Beberapa ada yang ikut penjelajah secara sukarela, atau dipaksa kondisi ekonomi. Salah satu contohnya ialah Theodor Wonja Michaels, narasumber utama Annika Zeitler dalam laporannya untuk Deutsche Welle pada awal 2017.

Pada akhir abad ke-19, Wonja dan keluarganya bersedia pindah dari Kamerun ke Eropa untuk mencari pekerjaan yang layak. Sayangnya, satu-satunya bisnis yang mau menyewa tenaga mereka adalah pengelola kebun binatang manusia.

Zeitler menyebutkan bahwa pebisnis seperti Hagenbeck berkilah bahwa usaha kebun binatang manusia ini adalah kesempatan orang suku asli untuk jalan-jalan keliling dunia.

Kata-kata manis ini ia sebut sebagai ilusi belaka. Orang-orang dari suku asli, entah dipaksa maupun sukarela, pada akhirnya tetap berakhir sebagai komoditas. Wonja dan keluarganya, misalnya, mau dijadikan objek tontonan, karena rasisme membuat mereka kesulitan mendapat pekerjaan yang layak.

Mereka diperlakukan bak buruh kontrak yang akan ditendang jika sudah tidak diperlukan lagi jasanya. Nasib di luar kebun binatang jauh lebih keras sekaligus tidak menentu. Sebagai anggota suku asli non-kulit putih, mereka kesusahan untuk menyesuaikan diri dengan peradaban modern ala Barat.

Kondisi kesehatan mereka juga memprihatinkan. Saking buruknya, banyak yang meninggal karena sakit keras selama perjalanan memakai kapal. Lainnya meregang nyawa saat baru beberapa bulan atau tahun dieksploitasi di Eropa atau Amerika.

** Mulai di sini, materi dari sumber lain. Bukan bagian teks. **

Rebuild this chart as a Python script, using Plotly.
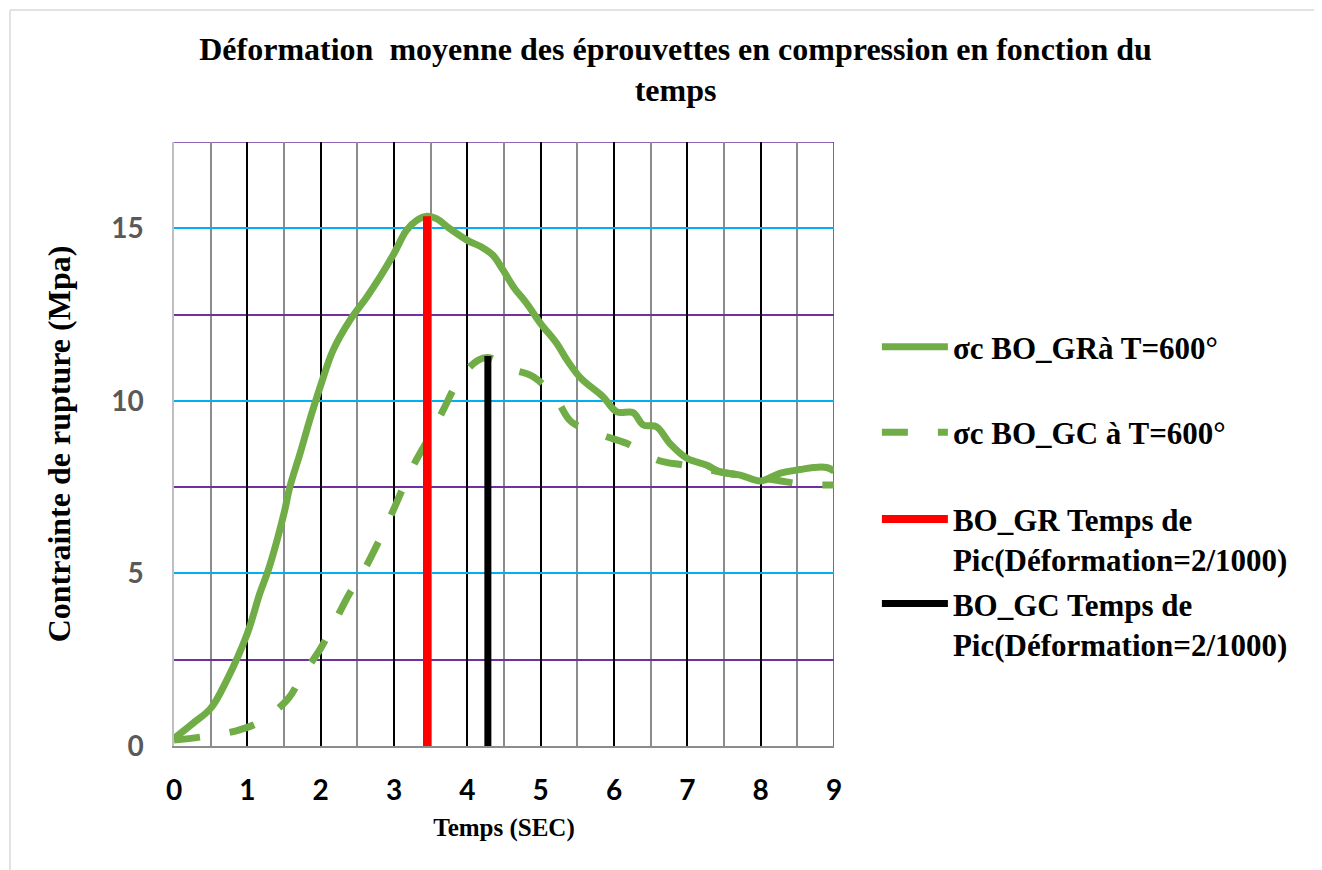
import plotly.graph_objects as go

# BO_GR solid curve (time in s, stress in MPa)
temps_gr = [0, 0.26, 0.5, 0.72, 1.0, 1.17, 1.3, 1.5, 1.58, 1.72, 1.85, 2.0, 2.17,
            2.4, 2.63, 2.81, 3.0, 3.17, 3.31, 3.45, 3.58, 3.76, 4.0, 4.2, 4.35,
            4.49, 4.63, 4.81, 5.0, 5.22, 5.36, 5.55, 5.85, 6.04, 6.26, 6.40,
            6.58, 6.76, 7.0, 7.26, 7.45, 7.72, 8.0, 8.26, 8.54, 8.72, 8.9, 9.0]
contrainte_gr = [0.22, 0.66, 1.09, 1.91, 3.26, 4.42, 5.19, 6.74, 7.51, 8.48, 9.44,
                 10.45, 11.47, 12.34, 13.01, 13.59, 14.27, 14.94, 15.23, 15.35,
                 15.28, 14.99, 14.65, 14.45, 14.22, 13.78, 13.30, 12.82, 12.24,
                 11.66, 11.18, 10.65, 10.12, 9.68, 9.66, 9.30, 9.25, 8.77, 8.33,
                 8.14, 7.94, 7.85, 7.68, 7.9, 8.01, 8.07, 8.07, 7.97]

# BO_GC dashed curve
temps_gc = [0, 0.4, 0.85, 1.2, 1.56, 1.74, 2.0, 2.17, 2.38, 2.58, 2.79, 2.95, 3.13,
            3.29, 3.51, 3.67, 3.9, 4.15, 4.3, 4.56, 4.9, 5.22, 5.42, 5.85, 6.17,
            6.6, 6.95, 7.3, 7.7, 8.22, 8.56, 9.0]
contrainte_gc = [0.17, 0.27, 0.44, 0.73, 1.38, 2.01, 2.83, 3.5, 4.37, 5.05, 5.92,
                 6.64, 7.51, 8.23, 9.06, 9.73, 10.65, 11.18, 11.25, 10.94, 10.7,
                 10.02, 9.39, 9.0, 8.77, 8.28, 8.14, 8.0, 7.85, 7.7, 7.59, 7.56]

# peak time markers
pic_gr_x = [3.45, 3.45]
pic_gr_y = [0, 15.35]
pic_gc_x = [4.28, 4.28]
pic_gc_y = [0, 11.3]

x_max = 9
y_max = 17.5

vert = "#70AD47"
serif = "Liberation Serif"
leg_font = dict(family=serif, size=31, color="black", weight="bold")
bord = dict(color="#D9D9D9", width=1.5)

fig = go.Figure()
fig.add_trace(go.Scatter(
    x=temps_gr, y=contrainte_gr, mode="lines", line_shape="spline",
    line=dict(color=vert, width=7), name="σc BO_GRà T=600°",
    legend="legend", legendgroup="gr",
))
fig.add_trace(go.Scatter(
    x=temps_gc, y=contrainte_gc, mode="lines", line_shape="spline",
    line=dict(color=vert, width=7, dash="26px,30px"),
    name="σc BO_GC à T=600°", legend="legend", legendgroup="gc",
))
fig.add_trace(go.Scatter(
    x=pic_gr_x, y=pic_gr_y, mode="lines", line=dict(color="#FF0000", width=8),
    name="BO_GR Temps de<br>Pic(Déformation=2/1000)",
    legend="legend2", legendgroup="pic_gr",
))
fig.add_trace(go.Scatter(
    x=pic_gc_x, y=pic_gc_y, mode="lines", line=dict(color="#000000", width=7),
    name="BO_GC Temps de<br>Pic(Déformation=2/1000)",
    legend="legend2", legendgroup="pic_gc",
))

fig.update_layout(
    width=1314, height=862,
    margin=dict(l=166, r=488, t=134, b=124),
    paper_bgcolor="white", plot_bgcolor="white",
    title=dict(
        text="Déformation  moyenne des éprouvettes en compression en fonction du<br>temps",
        x=0.508, xanchor="center", y=0.94, yanchor="top",
        font=dict(family=serif, size=32, color="black", weight="bold"),
    ),
    legend=dict(
        x=1.065, xanchor="left", y=0.705, yanchor="top", valign="top",
        font=leg_font, itemwidth=66,
        tracegroupgap=42, traceorder="grouped", bgcolor="rgba(0,0,0,0)",
    ),
    legend2=dict(
        x=1.065, xanchor="left", y=0.42, yanchor="top", valign="top",
        font=leg_font, itemwidth=66,
        tracegroupgap=1, traceorder="grouped", bgcolor="rgba(0,0,0,0)",
    ),
    shapes=[
        # chart area border (top and left)
        dict(type="line", xref="paper", yref="paper", x0=-0.2485, x1=1.75,
             y0=1.2185, y1=1.2185, line=bord),
        dict(type="line", xref="paper", yref="paper", x0=-0.2485, x1=-0.2485,
             y0=-0.22, y1=1.2185, line=bord),
        # edge gridlines that plotly skips
        dict(type="line", xref="x", yref="y", x0=0, x1=x_max, y0=y_max, y1=y_max,
             line=dict(color="#7030A0", width=1.5), layer="below"),
        dict(type="line", xref="x", yref="y", x0=x_max, x1=x_max, y0=0, y1=y_max,
             line=dict(color="#404040", width=1.5), layer="below"),
    ],
)

fig.update_xaxes(
    range=[0, x_max], tick0=0, dtick=1, showgrid=True, gridcolor="#000000", gridwidth=1.5,
    minor=dict(dtick=0.5, showgrid=True, gridcolor="#8C8C8C", gridwidth=1.5),
    showline=True, linecolor="#8C8C8C", linewidth=2, zeroline=False,
    tickfont=dict(family="Lato", size=28, color="black", weight="bold"),
    ticks="", ticklabelstandoff=18,
    title=dict(text="Temps (SEC)",
               font=dict(family=serif, size=25, color="black", weight="bold"),
               standoff=14),
)
fig.update_yaxes(
    range=[0, y_max], tick0=0, dtick=5, showgrid=True, gridcolor="#00B0F0", gridwidth=1.5,
    minor=dict(dtick=2.5, showgrid=True, gridcolor="#7030A0", gridwidth=1.5),
    zeroline=False, showline=True, linecolor="#BFBFBF", linewidth=1.5,
    tickfont=dict(family="Lato", size=28, color="#595959", weight="bold"),
    ticks="", ticklabelstandoff=23,
    title=dict(text="Contrainte de rupture (Mpa)",
               font=dict(family=serif, size=32, color="black", weight="bold"),
               standoff=31),
)

fig.write_html("out.html")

Infografik Kebun Binatang Manusia

Kisah Paling Sedih Ota Benga

Shoshi Parks menyatakan kisah paling sedih adalah yang dialami oleh Ota Benga. Orang yang membawanya ke AS adalah misionaris Samuel Phill Verner. Benga ditipu dengan janji akan disekolahkan. Namun, sebenarnya Verner hanya ingin memeras keuntungan dari Benga.

Kabar keberhasilan Verner menyebar dengan cepat. Ia kemudian disewa pengelola kebun binatang dan pertunjukan untuk membawa Benga-Benga lain dari tanah Afrika. Kekayaannya berlipat dengan segera, sementara Benga kian diperlakukan secara semena-mena.

Pada suatu ketika, Benga sempat diminta untuk mengikir giginya menjadi tajam—selayaknya gigi binatang buas.

Benga kemudian menjadi objek tontonan paling populer di antara anggota suku asli lain. Ia tidak hanya dipamerkan di Saint Louis, tetapi dibawa keliling kota-kota besar lain.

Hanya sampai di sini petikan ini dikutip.